* _WHAT IS REQUIRED_
Copy everything in the data below exactly except the pictures.

Charts and diagrams as code
..............................

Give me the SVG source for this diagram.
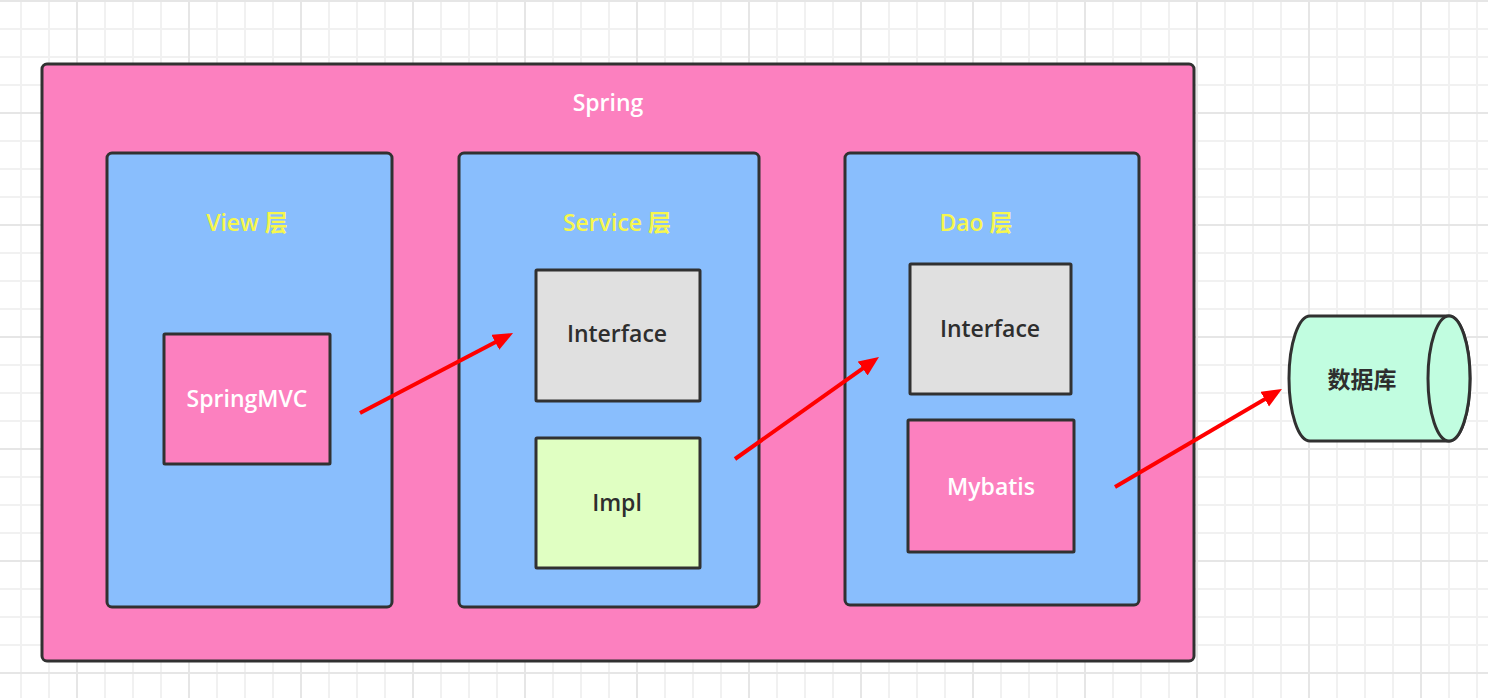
<svg xmlns="http://www.w3.org/2000/svg" width="1488" height="698" viewBox="0 0 1488 698">
<style>
.box{stroke:#313131;stroke-width:3}
.txt{font-family:"Open Sans","Noto Sans","Noto Sans CJK SC",sans-serif;font-size:23px;font-weight:600;text-anchor:middle}
.w{fill:#ffffff}
.y{fill:#f7f74e}
.d{fill:#2e2e2e}
.arrow{stroke:#ff0000;stroke-width:4;fill:none}
</style>
<defs>
<pattern id="minor" patternUnits="userSpaceOnUse" x="20" y="0" width="28" height="28">
<path d="M1,0V28M0,1H28" stroke="#f1f1f1" stroke-width="2" fill="none"/>
</pattern>
<pattern id="major" patternUnits="userSpaceOnUse" x="76" y="0" width="112" height="112">
<path d="M1,0V112M0,1H112" stroke="#e6e6e6" stroke-width="2" fill="none"/>
</pattern>
<marker id="ah" markerUnits="userSpaceOnUse" markerWidth="22" markerHeight="19" refX="8" refY="8.5" orient="auto">
<path d="M0,0L20,8.5L0,17Z" fill="#ff0000"/>
</marker>
</defs>
<rect width="1488" height="698" fill="#ffffff"/>
<rect width="1488" height="698" fill="url(#minor)"/>
<rect width="1488" height="698" fill="url(#major)"/>

<g id="spring">
<rect class="box" x="42" y="64" width="1152" height="597" rx="5" fill="#fc80bf"/>
<text class="txt w" x="608" y="111">Spring</text>
</g>
<g id="view-layer">
<rect class="box" x="107" y="153" width="285" height="454" rx="5" fill="#89befd"/>
<text class="txt y" x="247" y="231">View 层</text>
</g>
<g id="service-layer">
<rect class="box" x="459" y="153" width="300" height="454" rx="5" fill="#89befd"/>
<text class="txt y" x="617" y="231">Service 层</text>
</g>
<g id="dao-layer">
<rect class="box" x="845" y="153" width="294" height="452" rx="5" fill="#89befd"/>
<text class="txt y" x="976" y="231">Dao 层</text>
</g>
<g id="springmvc">
<rect class="box" x="164" y="334" width="166" height="130" rx="1" fill="#fc80bf"/>
<text class="txt w" x="247" y="407">SpringMVC</text>
</g>
<g id="service-interface">
<rect class="box" x="536" y="270" width="164" height="131" rx="1" fill="#e0e0e0"/>
<text class="txt d" x="617" y="342">Interface</text>
</g>
<g id="impl">
<rect class="box" x="536" y="438" width="164" height="130" rx="1" fill="#e0ffc2"/>
<text class="txt d" x="617" y="511">Impl</text>
</g>
<g id="dao-interface">
<rect class="box" x="910" y="264" width="161" height="130" rx="1" fill="#e0e0e0"/>
<text class="txt d" x="990" y="337">Interface</text>
</g>
<g id="mybatis">
<rect class="box" x="908" y="420" width="166" height="132" rx="1" fill="#fc80bf"/>
<text class="txt w" x="991" y="495">Mybatis</text>
</g>
<g id="database">
<path class="box" d="M1310,316L1449,316A21,62.5 0 0 1 1449,441L1310,441A21,62.5 0 0 1 1310,316Z" fill="#c1fde0"/>
<ellipse class="box" cx="1449" cy="378.5" rx="21" ry="62.5" fill="#c1fde0"/>
<text class="txt d" x="1362" y="388" font-family="'Noto Sans CJK SC',sans-serif" font-weight="700" font-size="22">数据库</text>
</g>
<g id="connectors">
<line class="arrow" x1="360" y1="413" x2="502.4" y2="338.6" marker-end="url(#ah)"/>
<line class="arrow" x1="735" y1="459" x2="869.2" y2="363.9" marker-end="url(#ah)"/>
<line class="arrow" x1="1115" y1="487" x2="1271.6" y2="395.1" marker-end="url(#ah)"/>
</g>
</svg>
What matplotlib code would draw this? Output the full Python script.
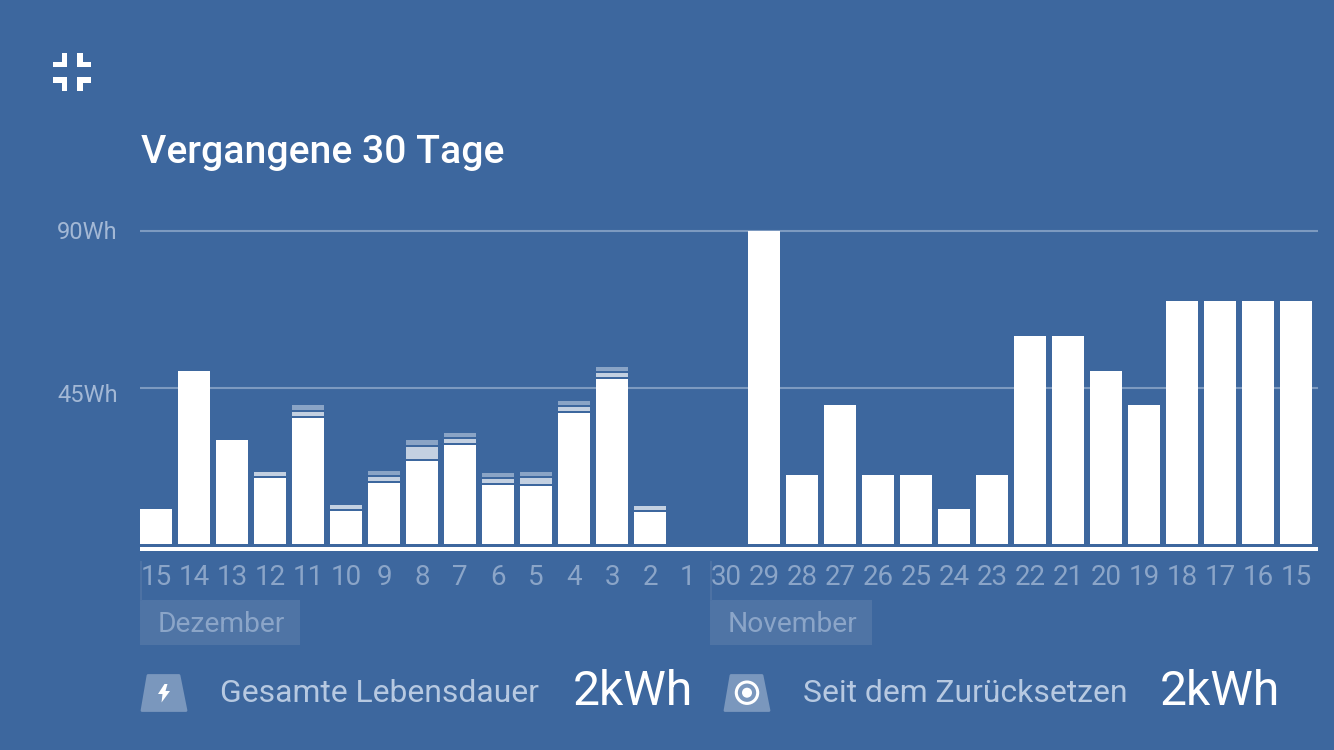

..............................

* _WRITTEN RESPONSE_
Give me the SVG source for this diagram.
<svg xmlns="http://www.w3.org/2000/svg" width="1488" height="698" viewBox="0 0 1488 698">
<style>
.box{stroke:#313131;stroke-width:3}
.txt{font-family:"Open Sans","Noto Sans","Noto Sans CJK SC",sans-serif;font-size:23px;font-weight:600;text-anchor:middle}
.w{fill:#ffffff}
.y{fill:#f7f74e}
.d{fill:#2e2e2e}
.arrow{stroke:#ff0000;stroke-width:4;fill:none}
</style>
<defs>
<pattern id="minor" patternUnits="userSpaceOnUse" x="20" y="0" width="28" height="28">
<path d="M1,0V28M0,1H28" stroke="#f1f1f1" stroke-width="2" fill="none"/>
</pattern>
<pattern id="major" patternUnits="userSpaceOnUse" x="76" y="0" width="112" height="112">
<path d="M1,0V112M0,1H112" stroke="#e6e6e6" stroke-width="2" fill="none"/>
</pattern>
<marker id="ah" markerUnits="userSpaceOnUse" markerWidth="22" markerHeight="19" refX="8" refY="8.5" orient="auto">
<path d="M0,0L20,8.5L0,17Z" fill="#ff0000"/>
</marker>
</defs>
<rect width="1488" height="698" fill="#ffffff"/>
<rect width="1488" height="698" fill="url(#minor)"/>
<rect width="1488" height="698" fill="url(#major)"/>

<g id="spring">
<rect class="box" x="42" y="64" width="1152" height="597" rx="5" fill="#fc80bf"/>
<text class="txt w" x="608" y="111">Spring</text>
</g>
<g id="view-layer">
<rect class="box" x="107" y="153" width="285" height="454" rx="5" fill="#89befd"/>
<text class="txt y" x="247" y="231">View 层</text>
</g>
<g id="service-layer">
<rect class="box" x="459" y="153" width="300" height="454" rx="5" fill="#89befd"/>
<text class="txt y" x="617" y="231">Service 层</text>
</g>
<g id="dao-layer">
<rect class="box" x="845" y="153" width="294" height="452" rx="5" fill="#89befd"/>
<text class="txt y" x="976" y="231">Dao 层</text>
</g>
<g id="springmvc">
<rect class="box" x="164" y="334" width="166" height="130" rx="1" fill="#fc80bf"/>
<text class="txt w" x="247" y="407">SpringMVC</text>
</g>
<g id="service-interface">
<rect class="box" x="536" y="270" width="164" height="131" rx="1" fill="#e0e0e0"/>
<text class="txt d" x="617" y="342">Interface</text>
</g>
<g id="impl">
<rect class="box" x="536" y="438" width="164" height="130" rx="1" fill="#e0ffc2"/>
<text class="txt d" x="617" y="511">Impl</text>
</g>
<g id="dao-interface">
<rect class="box" x="910" y="264" width="161" height="130" rx="1" fill="#e0e0e0"/>
<text class="txt d" x="990" y="337">Interface</text>
</g>
<g id="mybatis">
<rect class="box" x="908" y="420" width="166" height="132" rx="1" fill="#fc80bf"/>
<text class="txt w" x="991" y="495">Mybatis</text>
</g>
<g id="database">
<path class="box" d="M1310,316L1449,316A21,62.5 0 0 1 1449,441L1310,441A21,62.5 0 0 1 1310,316Z" fill="#c1fde0"/>
<ellipse class="box" cx="1449" cy="378.5" rx="21" ry="62.5" fill="#c1fde0"/>
<text class="txt d" x="1362" y="388" font-family="'Noto Sans CJK SC',sans-serif" font-weight="700" font-size="22">数据库</text>
</g>
<g id="connectors">
<line class="arrow" x1="360" y1="413" x2="502.4" y2="338.6" marker-end="url(#ah)"/>
<line class="arrow" x1="735" y1="459" x2="869.2" y2="363.9" marker-end="url(#ah)"/>
<line class="arrow" x1="1115" y1="487" x2="1271.6" y2="395.1" marker-end="url(#ah)"/>
</g>
</svg>
What matplotlib code would draw this? Output the full Python script.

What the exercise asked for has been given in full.